YOUR INSTRUCTIONS: Exactly the lines from the start of the data below through the line that contains "import * as d3 from 'd3';" are to be copied, with pictures left out.

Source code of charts
____________
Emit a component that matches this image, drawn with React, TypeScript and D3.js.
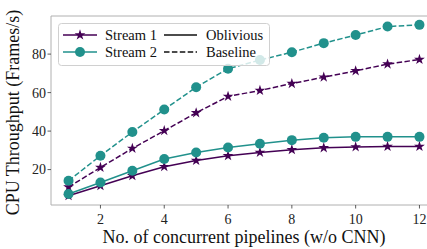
import * as d3 from 'd3';

const pipelines = [1, 2, 3, 4, 5, 6, 7, 8, 9, 10, 11, 12];
const stream1Oblivious = [6.4, 11.6, 16.8, 21.5, 24.7, 27.2, 28.9, 30.3, 31.3, 31.8, 32.0, 32.0];
const stream1Baseline = [10.9, 21.1, 31.0, 40.2, 49.5, 58.0, 61.1, 64.7, 68.0, 71.3, 74.8, 77.2];
const stream2Oblivious = [7.3, 13.3, 19.4, 25.5, 28.9, 31.5, 33.4, 35.3, 36.5, 37.0, 37.0, 37.0];
const stream2Baseline = [14.2, 27.2, 39.5, 51.2, 62.8, 72.4, 76.9, 81.0, 85.7, 89.9, 94.3, 95.2];
const xTicks = [2, 4, 6, 8, 10, 12];
const yTicks = [20, 40, 60, 80];

const PURPLE = '#440154';
const TEAL = '#21918c';
const FONT = '"Times New Roman", "Liberation Serif", serif';

const width = 427;
const height = 249;
const left = 51, top = 16, bottom = 205;

const x = d3.scaleLinear().domain([0.45, 12.55]).range([left, 437]);
const y = d3.scaleLinear().domain([1.6, 99.8]).range([bottom, top]);

const line = d3.line<number>()
  .x((d, i) => x(pipelines[i]))
  .y(d => y(d));

const starPath = d3.symbol().type(d3.symbolStar).size(36)() as string;

const series = [
  { values: stream1Oblivious, color: PURPLE, dashed: false, marker: 'star' },
  { values: stream1Baseline, color: PURPLE, dashed: true, marker: 'star' },
  { values: stream2Oblivious, color: TEAL, dashed: false, marker: 'circle' },
  { values: stream2Baseline, color: TEAL, dashed: true, marker: 'circle' },
];

const DASH = '5.5,2.4';

function Marker({ kind, cx, cy, color }: { kind: string; cx: number; cy: number; color: string }) {
  if (kind === 'star') return <path d={starPath} transform={`translate(${cx},${cy})`} fill={color} />;
  return <circle cx={cx} cy={cy} r={5} fill={color} />;
}

export default function App() {
  const spine = '#b0b0b0';
  const txt = { fontFamily: FONT };
  return (
    <svg width={width} height={height} viewBox={`0 0 ${width} ${height}`}
      style={{ position: 'absolute', left: 0, top: 0, background: 'white' }}>
      {/* spines */}
      <line x1={left} x2={left} y1={top} y2={bottom} stroke={spine} />
      <line x1={left} x2={width} y1={bottom} y2={bottom} stroke={spine} />
      <line x1={left} x2={width} y1={top} y2={top} stroke={spine} />

      {xTicks.map(t => (
        <g key={t}>
          <line x1={x(t)} x2={x(t)} y1={bottom} y2={bottom + 3.5} stroke="#333" strokeWidth={0.8} />
          <text x={x(t)} y={bottom + 19} textAnchor="middle" fontSize={14} fill="#222" style={txt}>{t}</text>
        </g>
      ))}
      {yTicks.map(t => (
        <g key={t}>
          <line x1={left - 3.5} x2={left} y1={y(t)} y2={y(t)} stroke="#333" strokeWidth={0.8} />
          <text x={left - 5} y={y(t)} dy="0.35em" textAnchor="end" fontSize={14} fill="#222" style={txt}>{t}</text>
        </g>
      ))}

      <text x={244} y={243} textAnchor="middle" fontSize={18} fill="#111" style={txt}>
        No. of concurrent pipelines (w/o CNN)
      </text>
      <text transform={`translate(19, ${(top + bottom) / 2 + 2}) rotate(-90)`} textAnchor="middle"
        fontSize={18} fill="#111" style={txt}>
        CPU Throughput (Frames/s)
      </text>

      {series.map((s, si) => (
        <g key={si}>
          <path d={line(s.values) as string} fill="none" stroke={s.color} strokeWidth={1.5}
            strokeDasharray={s.dashed ? DASH : undefined} />
          {s.values.map((v, i) => (
            <Marker key={i} kind={s.marker} cx={x(pipelines[i])} cy={y(v)} color={s.color} />
          ))}
        </g>
      ))}

      {/* legend */}
      <rect x={58.5} y={23.5} width={211} height={42} rx={3} fill="white" fillOpacity={0.8}
        stroke="#d0d0d0" />
      {[{ label: 'Stream 1', color: PURPLE, marker: 'star', y: 35 },
        { label: 'Stream 2', color: TEAL, marker: 'circle', y: 52 }].map(r => (
        <g key={r.label}>
          <line x1={63} x2={97} y1={r.y} y2={r.y} stroke={r.color} strokeWidth={1.5} />
          <Marker kind={r.marker} cx={80} cy={r.y} color={r.color} />
          <text x={105} y={r.y} dy="0.35em" fontSize={14.5} fill="#111" style={txt}>{r.label}</text>
        </g>
      ))}
      {[{ label: 'Oblivious', dashed: false, y: 35 },
        { label: 'Baseline', dashed: true, y: 52 }].map(r => (
        <g key={r.label}>
          <line x1={164} x2={197} y1={r.y} y2={r.y} stroke="#111" strokeWidth={1.5}
            strokeDasharray={r.dashed ? DASH : undefined} />
          <text x={206} y={r.y} dy="0.35em" fontSize={14.5} fill="#111" style={txt}>{r.label}</text>
        </g>
      ))}
    </svg>
  );
}
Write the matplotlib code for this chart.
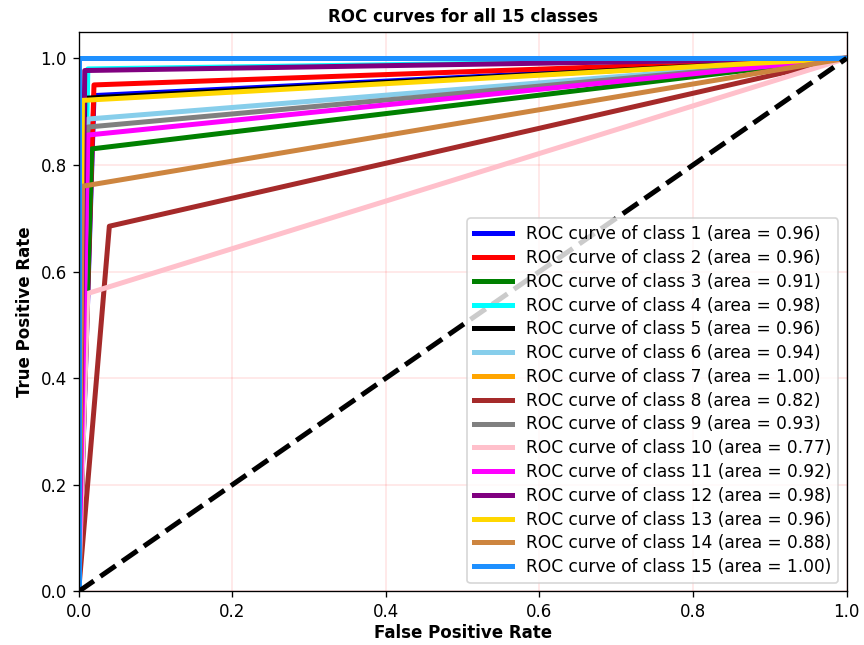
import numpy as np
import matplotlib
matplotlib.use('Agg')
import matplotlib.pyplot as plt

# operating point (fpr, tpr) for each class; each curve runs (0,0) -> point -> (1,1)
classes = list(range(1, 16))
fpr_pts = [0.020, 0.020, 0.017, 0.012, 0.008, 0.012, 0.000, 0.040,
           0.012, 0.012, 0.012, 0.008, 0.005, 0.005, 0.000]
tpr_pts = [0.930, 0.950, 0.830, 0.980, 0.925, 0.886, 1.000, 0.685,
           0.871, 0.559, 0.856, 0.977, 0.921, 0.760, 1.000]
colors = ['blue', 'red', 'green', 'cyan', 'black', 'skyblue', 'orange', 'brown',
          'gray', 'pink', 'magenta', 'purple', 'gold', 'peru', 'dodgerblue']

fig, ax = plt.subplots(figsize=(7.2, 5.375), dpi=120)

for c, f, t, col in zip(classes, fpr_pts, tpr_pts, colors):
    fpr = np.array([0.0, f, 1.0])
    tpr = np.array([0.0, t, 1.0])
    roc_auc = np.trapezoid(tpr, fpr)
    ax.plot(fpr, tpr, color=col, lw=3,
            label='ROC curve of class {0} (area = {1:0.2f})'.format(c, roc_auc))

ax.plot([0, 1], [0, 1], 'k--', lw=3)
ax.set_xlim([0.0, 1.0])
ax.set_ylim([0.0, 1.05])
ax.grid(color='red', alpha=0.1, lw=1)
ax.set_xlabel('False Positive Rate', fontweight='bold', labelpad=2)
ax.set_ylabel('True Positive Rate', fontweight='bold')
ax.set_title('ROC curves for all 15 classes', fontweight='bold', fontsize=10)
ax.legend(loc='lower right', fontsize=10.2, labelspacing=0.34, handlelength=2.25)

fig.subplots_adjust(left=0.091, right=0.980, top=0.951, bottom=0.083)
fig.savefig('out.png', dpi=120)
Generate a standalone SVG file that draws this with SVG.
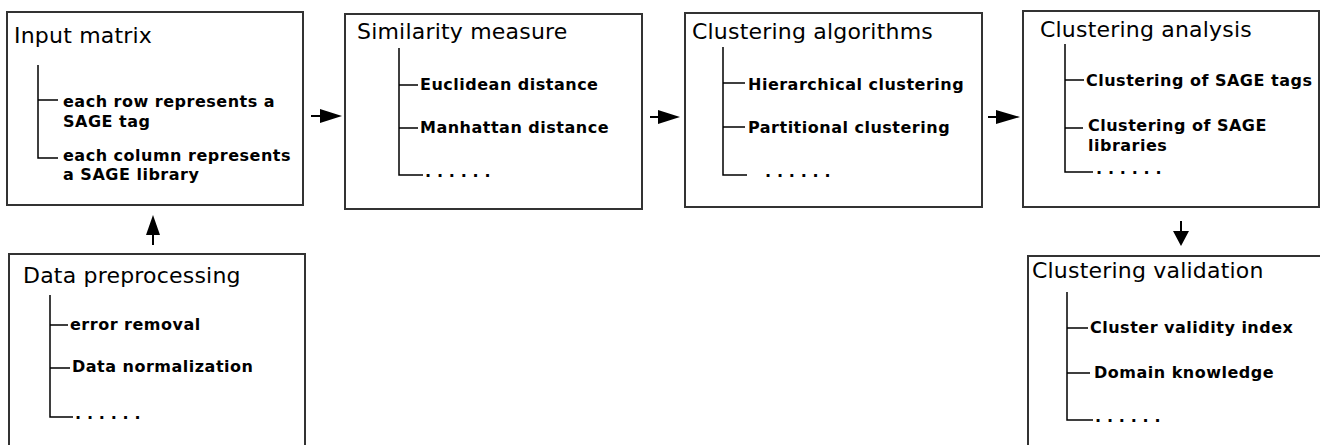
<svg xmlns="http://www.w3.org/2000/svg" width="1320" height="445" viewBox="0 0 1320 445">
<style>
.box{fill:#fff;stroke:#333;stroke-width:2}
.tree{fill:none;stroke:#000;stroke-width:1.5}
.title{font-family:"DejaVu Sans",Verdana,sans-serif;font-size:22px;letter-spacing:0.2px;fill:#000}
.item{font-family:"DejaVu Sans",Verdana,sans-serif;font-weight:bold;font-size:16px;letter-spacing:0.5px;fill:#000}
.dots{font-family:"DejaVu Sans",Verdana,sans-serif;font-weight:bold;font-size:16px;fill:#000;letter-spacing:5.8px}
.conn{stroke:#000;stroke-width:2;fill:none}
.head{fill:#000}
</style>
<rect width="1320" height="445" fill="#fff"/>
<g id="input-matrix">
<rect class="box" x="7" y="12" width="296" height="193"/>
<text class="title" x="14" y="43">Input matrix</text>
<path class="tree" d="M38 65V158H58M38 100H58"/>
<text class="item" x="63" y="107">each row represents a</text>
<text class="item" x="63" y="127">SAGE tag</text>
<text class="item" x="63" y="161">each column represents</text>
<text class="item" x="63" y="180">a SAGE library</text>
</g>
<g id="similarity-measure">
<rect class="box" x="345" y="14" width="297" height="195"/>
<text class="title" x="357" y="39">Similarity measure</text>
<path class="tree" d="M399 48V175H423M399 85H418M399 128H418"/>
<text class="item" x="420" y="90">Euclidean distance</text>
<text class="item" x="420" y="133">Manhattan distance</text>
<text class="dots" x="425" y="177">......</text>
</g>
<g id="clustering-algorithms">
<rect class="box" x="685" y="13" width="297" height="194"/>
<text class="title" x="692" y="39">Clustering algorithms</text>
<path class="tree" d="M723 47V175H747M723 83H745M723 127H745"/>
<text class="item" x="748" y="90">Hierarchical clustering</text>
<text class="item" x="748" y="133">Partitional clustering</text>
<text class="dots" x="765" y="177">......</text>
</g>
<g id="clustering-analysis">
<rect class="box" x="1023" y="11" width="296" height="196"/>
<text class="title" x="1040" y="37">Clustering analysis</text>
<path class="tree" d="M1065 44V172H1093M1065 80H1084M1065 128H1083"/>
<text class="item" x="1086" y="86">Clustering of SAGE tags</text>
<text class="item" x="1088" y="131">Clustering of SAGE</text>
<text class="item" x="1088" y="151">libraries</text>
<text class="dots" x="1096" y="174">......</text>
</g>
<g id="clustering-validation">
<rect class="box" x="1028" y="256" width="310" height="210"/>
<text class="title" x="1032" y="278">Clustering validation</text>
<path class="tree" d="M1067 292V420H1093M1067 328H1088M1067 373H1090"/>
<text class="item" x="1090" y="333">Cluster validity index</text>
<text class="item" x="1094" y="378">Domain knowledge</text>
<text class="dots" x="1095" y="422">......</text>
</g>
<g id="data-preprocessing">
<rect class="box" x="9" y="254" width="296" height="210"/>
<text class="title" x="23" y="283">Data preprocessing</text>
<path class="tree" d="M50 295V417H73M50 325H68M50 368H70"/>
<text class="item" x="70" y="330">error removal</text>
<text class="item" x="72" y="372">Data normalization</text>
<text class="dots" x="75" y="419">......</text>
</g>
<g id="connectors">
<line class="conn" x1="311" y1="116" x2="322" y2="116"/>
<polygon class="head" points="320,109 342,116 320,123"/>
<line class="conn" x1="650" y1="117" x2="660" y2="117"/>
<polygon class="head" points="658,110 680,117 658,124"/>
<line class="conn" x1="988" y1="117" x2="998" y2="117"/>
<polygon class="head" points="996,110 1020,117 996,124"/>
<line class="conn" x1="153" y1="245" x2="153" y2="233"/>
<polygon class="head" points="146,235 153,215 160,235"/>
<line class="conn" x1="1181" y1="221" x2="1181" y2="233"/>
<polygon class="head" points="1173,231 1181,246 1189,231"/>
</g>
</svg>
____________
FULL SOLUTION:
Emit a component that matches this image, drawn with React, TypeScript and D3.js.
import * as d3 from 'd3';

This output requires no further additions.